Stated exercise: Extract the first line of the entries below and every line after it up to the one containing "(n6) at (485,42)", both kept. Pictures are excluded.

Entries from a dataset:
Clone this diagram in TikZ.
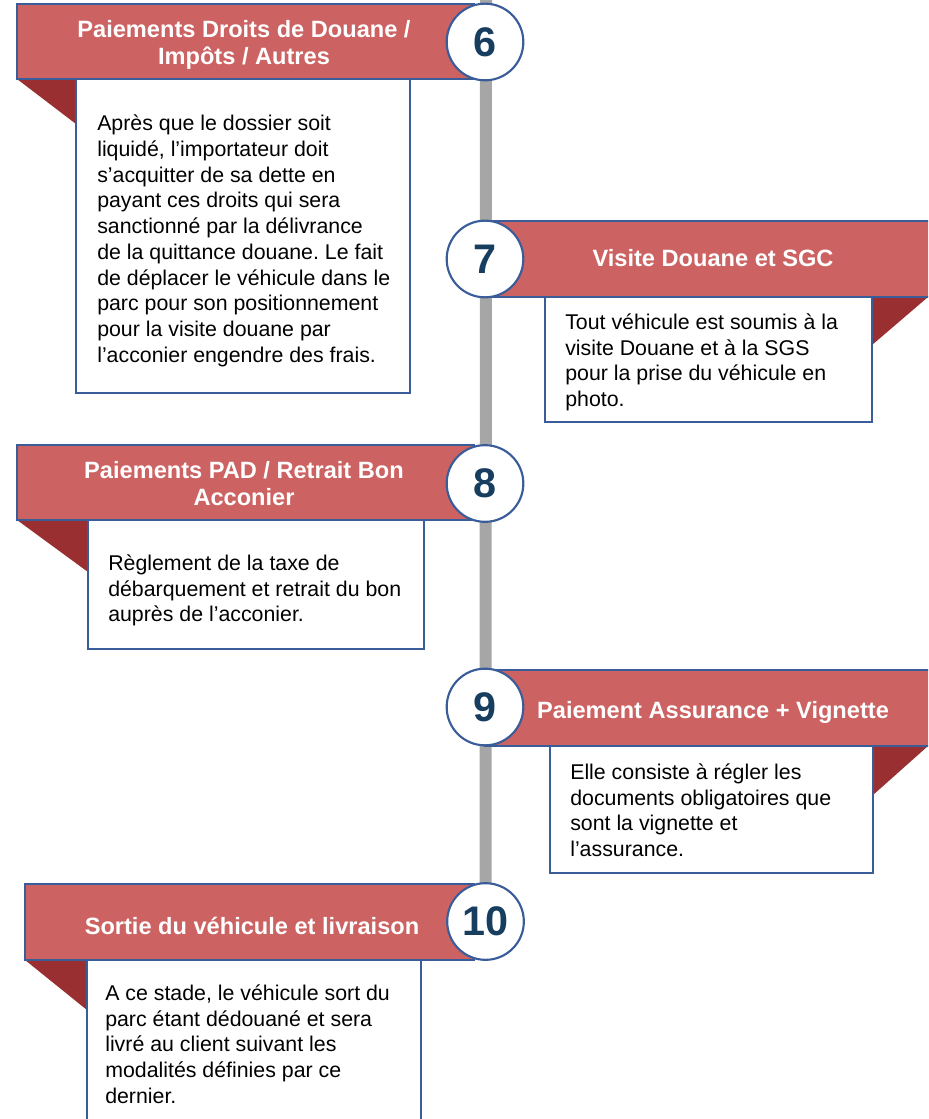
\documentclass[tikz,border=0pt]{standalone}
\usepackage{fontspec}
\setmainfont{Liberation Sans}
\usetikzlibrary{backgrounds}
\frenchspacing

\definecolor{bannerred}{HTML}{CD6262}
\definecolor{folddark}{HTML}{9A2F31}
\definecolor{edgeblue}{HTML}{3A5D9A}
\definecolor{numblue}{HTML}{173D5F}
\definecolor{linegray}{HTML}{A6A6A6}

\tikzset{
  banner/.style={fill=bannerred,draw=edgeblue,line width=1.2pt},
  fold/.style={fill=folddark},
  bodybox/.style={fill=white,draw=edgeblue,line width=1.4pt},
  stepnum/.style={circle,fill=white,draw=edgeblue,line width=1.6pt,minimum size=57.5pt,
    inner sep=0pt,text=numblue,font=\fontsize{31}{31}\selectfont\bfseries},
  steptitle/.style={text=white,align=center,inner sep=0pt,font=\fontsize{17.7}{20.5}\selectfont\bfseries},
  steptext/.style={anchor=north west,inner sep=0pt,align=left,font=\fontsize{16}{19.3}\selectfont}
}

\begin{document}
\begin{tikzpicture}[x=0.75pt,y=-0.75pt]
  \clip (0,0) rectangle (928,1119);

  % step 6
  \fill[fold] (17,79)--(76,79)--(76,124)--cycle;
  \draw[banner] (17,4) rectangle (474,79);
  \draw[bodybox] (76,79) rectangle (410,393);
  \node[steptitle] (title6) at (244,45) {Paiements Droits de Douane /\\Impôts / Autres};
  \node[steptext] (text6) at (97,112.5) {\strut Après que le dossier soit\\
    liquidé, l’importateur doit\\s’acquitter de sa dette en\\payant ces droits qui sera\\
    sanctionné par la délivrance\\de la quittance douane. Le fait\\de déplacer le véhicule dans le\\
    parc pour son positionnement\\pour la visite douane par\\l’acconier engendre des frais.};
  \node[stepnum] (n6) at (485,42) {6};

  % step 7
  \fill[fold] (872,297)--(928,297)--(872,345)--cycle;
  \draw[banner] (485,221) rectangle (945,297);
  \draw[bodybox] (545,297) rectangle (872,422);
  \node[steptitle,anchor=base] (title7) at (713,267) {Visite Douane et SGC};
  \node[steptext] (text7) at (565,311) {\strut Tout véhicule est soumis à la\\
    visite Douane et à la SGS\\pour la prise du véhicule en\\photo.};
  \node[stepnum] (n7) at (485,259) {7};

  % step 8
  \fill[fold] (17,520)--(88,520)--(88,572)--cycle;
  \draw[banner] (17,445) rectangle (474,520);
  \draw[bodybox] (88,520) rectangle (424,649);
  \node[steptitle] (title8) at (244,483.5) {Paiements PAD / Retrait Bon\\Acconier};
  \node[steptext] (text8) at (108,552) {\strut Règlement de la taxe de\\
    débarquement et retrait du bon\\auprès de l’acconier.};
  \node[stepnum] (n8) at (485,483.5) {8};

  % step 9
  \fill[fold] (873,746)--(928,746)--(873,795)--cycle;
  \draw[banner] (485,670) rectangle (945,746);
  \draw[bodybox] (550,746) rectangle (873,873);
  \node[steptitle,anchor=base] (title9) at (713,718) {Paiement Assurance + Vignette};
  \node[steptext] (text9) at (570,761) {\strut Elle consiste à régler les\\
    documents obligatoires que\\sont la vignette et\\l’assurance.};
  \node[stepnum] (n9) at (485,707) {9};

  % step 10
  \fill[fold] (25,960)--(87,960)--(87,1010)--cycle;
  \draw[banner] (25,884) rectangle (474,960);
  \draw[bodybox] (87,960) rectangle (421,1140);
  \node[steptitle,anchor=base] (title10) at (252,934) {Sortie du véhicule et livraison};
  \node[steptext] (text10) at (105,982) {\strut A ce stade, le véhicule sort du\\
    parc étant dédouané et sera\\livré au client suivant les\\
    modalités définies par ce\\dernier.};
  \node[stepnum] (n10) at (485.5,921.5) {10};

  % timeline
  \coordinate (top) at (486,-5);
  \begin{scope}[on background layer]
    \draw[linegray,line width=9pt] (top) -- (n10.center);
  \end{scope}
\end{tikzpicture}
\end{document}
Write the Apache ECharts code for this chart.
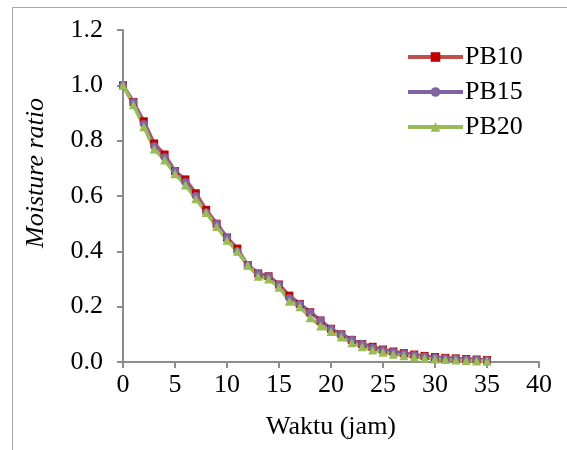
<!DOCTYPE html>
<html>
<head>
<meta charset="utf-8">
<script src="https://cdn.jsdelivr.net/npm/echarts@6/dist/echarts.min.js"></script>
<style>
html,body{margin:0;padding:0;background:#fff;}
#chart{width:567px;height:450px;}
</style>
</head>
<body>
<div id="chart"></div>
<script>
var hours = [0,1,2,3,4,5,6,7,8,9,10,11,12,13,14,15,16,17,18,19,20,21,22,23,24,25,26,27,28,29,30,31,32,33,34,35];
var pb10 = [1.00,0.94,0.87,0.79,0.75,0.69,0.66,0.61,0.55,0.50,0.45,0.41,0.35,0.32,0.31,0.28,0.24,0.21,0.18,0.15,0.12,0.10,0.08,0.065,0.055,0.045,0.038,0.032,0.027,0.022,0.018,0.015,0.013,0.011,0.009,0.007];
var pb15 = [1.00,0.94,0.86,0.78,0.74,0.69,0.65,0.60,0.54,0.50,0.45,0.40,0.35,0.32,0.31,0.28,0.23,0.21,0.18,0.15,0.12,0.10,0.08,0.065,0.052,0.043,0.036,0.030,0.025,0.020,0.016,0.014,0.012,0.010,0.008,0.006];
var pb20 = [1.00,0.93,0.85,0.77,0.73,0.68,0.64,0.59,0.54,0.49,0.44,0.40,0.35,0.31,0.30,0.27,0.22,0.20,0.16,0.13,0.11,0.09,0.07,0.055,0.043,0.035,0.028,0.023,0.018,0.014,0.011,0.009,0.007,0.005,0.004,0.003];
var seriesNames = ['PB10','PB15','PB20'];
var xTitle = 'Waktu (jam)';
var yTitle = 'Moisture ratio';

function pairs(arr){ return hours.map(function(h,i){ return [h, arr[i]]; }); }

var font = 'Liberation Serif, Times New Roman, serif';
var fs = 26;
var chart = echarts.init(document.getElementById('chart'), null, {renderer:'canvas'});
chart.setOption({
  animation:false,
  backgroundColor:'#fff',
  textStyle:{fontFamily:font},
  graphic:[
    {type:'rect', shape:{x:12.5,y:7.5,width:700,height:600}, style:{fill:'none', stroke:'#a6a6a6', lineWidth:1}, silent:true, z:-10},
    {type:'text', x:36, y:173, rotation:Math.PI/2, style:{text:yTitle, font:'italic 26px Liberation Serif', fill:'#000', align:'center', verticalAlign:'middle'}}
  ],
  grid:{left:123, right:28, top:30, bottom:88, containLabel:false},
  legend:{
    left:401, top:39, orient:'vertical', itemWidth:55, itemHeight:12, itemGap:9,
    lineStyle:{width:4},
    textStyle:{fontFamily:font, fontSize:fs, lineHeight:26, color:'#000', padding:[0,0,0,-3]},
    data:seriesNames
  },
  xAxis:{
    type:'value', min:0, max:40, interval:5,
    name:xTitle, nameLocation:'middle', nameGap:52,
    nameTextStyle:{fontFamily:font, fontSize:fs, color:'#000'},
    axisLine:{lineStyle:{color:'#8c8c8c', width:2}},
    axisTick:{show:true, inside:false, length:6, lineStyle:{color:'#8c8c8c', width:2}},
    axisLabel:{fontFamily:font, fontSize:fs, color:'#000', margin:10},
    splitLine:{show:false}
  },
  yAxis:{
    type:'value', min:0, max:1.2, interval:0.2,
    axisLine:{show:true, lineStyle:{color:'#8c8c8c', width:2}},
    axisTick:{show:true, inside:false, length:6, lineStyle:{color:'#8c8c8c', width:2}},
    axisLabel:{fontFamily:font, fontSize:fs, color:'#000', margin:20, formatter:function(v){return v.toFixed(1);}},
    splitLine:{show:false}
  },
  series:[
    {name:'PB10', type:'line', data:pairs(pb10), symbol:'rect', symbolSize:8,
      lineStyle:{color:'#C0504D', width:3.5}, itemStyle:{color:'#C00000'}},
    {name:'PB15', type:'line', data:pairs(pb15), symbol:'circle', symbolSize:8,
      lineStyle:{color:'#8064A2', width:3.5}, itemStyle:{color:'#8064A2'}},
    {name:'PB20', type:'line', data:pairs(pb20), symbol:'triangle', symbolSize:9,
      lineStyle:{color:'#9BBB59', width:3.5}, itemStyle:{color:'#9BBB59'}}
  ]
});
</script>
</body>
</html>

Correct result:
Clone this diagram in TikZ.
\documentclass[tikz,border=0pt]{standalone}
\usepackage{fontspec}
\setmainfont{Liberation Sans}
\usetikzlibrary{backgrounds}
\frenchspacing

\definecolor{bannerred}{HTML}{CD6262}
\definecolor{folddark}{HTML}{9A2F31}
\definecolor{edgeblue}{HTML}{3A5D9A}
\definecolor{numblue}{HTML}{173D5F}
\definecolor{linegray}{HTML}{A6A6A6}

\tikzset{
  banner/.style={fill=bannerred,draw=edgeblue,line width=1.2pt},
  fold/.style={fill=folddark},
  bodybox/.style={fill=white,draw=edgeblue,line width=1.4pt},
  stepnum/.style={circle,fill=white,draw=edgeblue,line width=1.6pt,minimum size=57.5pt,
    inner sep=0pt,text=numblue,font=\fontsize{31}{31}\selectfont\bfseries},
  steptitle/.style={text=white,align=center,inner sep=0pt,font=\fontsize{17.7}{20.5}\selectfont\bfseries},
  steptext/.style={anchor=north west,inner sep=0pt,align=left,font=\fontsize{16}{19.3}\selectfont}
}

\begin{document}
\begin{tikzpicture}[x=0.75pt,y=-0.75pt]
  \clip (0,0) rectangle (928,1119);

  % step 6
  \fill[fold] (17,79)--(76,79)--(76,124)--cycle;
  \draw[banner] (17,4) rectangle (474,79);
  \draw[bodybox] (76,79) rectangle (410,393);
  \node[steptitle] (title6) at (244,45) {Paiements Droits de Douane /\\Impôts / Autres};
  \node[steptext] (text6) at (97,112.5) {\strut Après que le dossier soit\\
    liquidé, l’importateur doit\\s’acquitter de sa dette en\\payant ces droits qui sera\\
    sanctionné par la délivrance\\de la quittance douane. Le fait\\de déplacer le véhicule dans le\\
    parc pour son positionnement\\pour la visite douane par\\l’acconier engendre des frais.};
  \node[stepnum] (n6) at (485,42) {6};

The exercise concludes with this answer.